The other problem is van der Lubbe. If van der Lubbe had fellow culprits, why did he never betray them? And why would the Nazis pick him? It is virtually certain that if Nazis burned the Reichstag, they had to have at least maneuvered him into the building. It is possible that poor van der Lubbe did not fully grasp that others were at work, and genuinely believed he was solely responsible for the fires (his testimony on November 23rd, even in the passage in which he acknowledged that he had seen fires he had not set springing up in the plenary chamber, points to this). He may have been determined to cover for the person or persons who arranged for him to break in to the Reichstag. His brother Cornelis said in March 1933 that Marinus was “capable of taking the guilt on himself, and if he is one of the culprits, he will never betray his fellows.” Perhaps the drugs that, it seems more likely than not, the Nazis gave him during the trial, and which would explain his addled and apathetic appearance, were expected to keep him quiet.
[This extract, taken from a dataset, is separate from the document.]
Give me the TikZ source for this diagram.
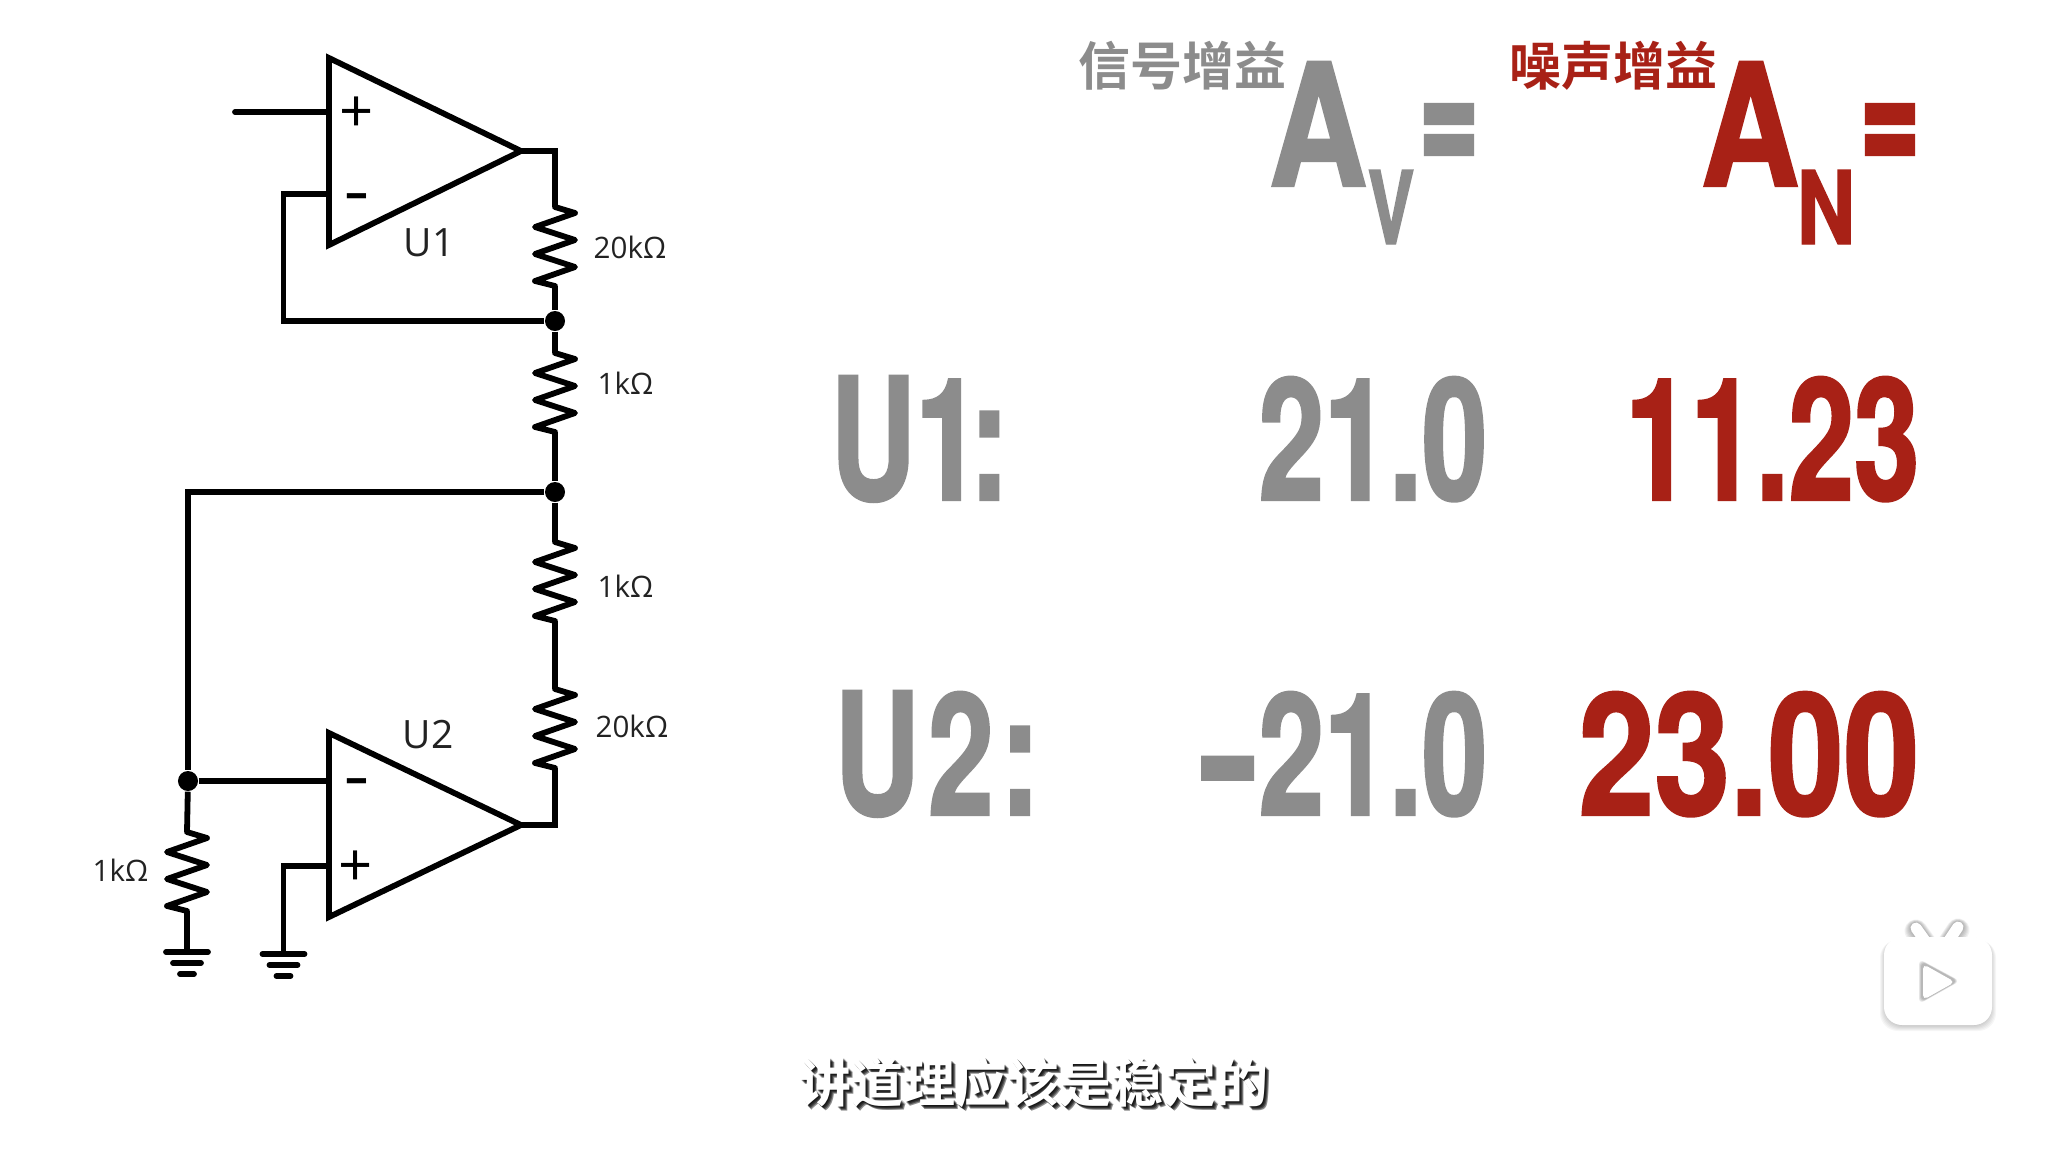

In the end, however, we have very little evidence of what van der Lubbe did with his time in the critical days before the fire, and none that firmly connects him to any known Nazis, aside from vague hints of what he did in Neukölln with people who, like Jahnecke and Hintze, were Nazi informers. For the SA or the Gestapo to trust this young man—mostly blind, a stranger to Berlin, possessing a very imperfect grasp of German—with such an important role seems to
fly in the face of all reason. Death has long since taken anyone who knew or might have known the facts; this part of the mystery seems destined to stay with us.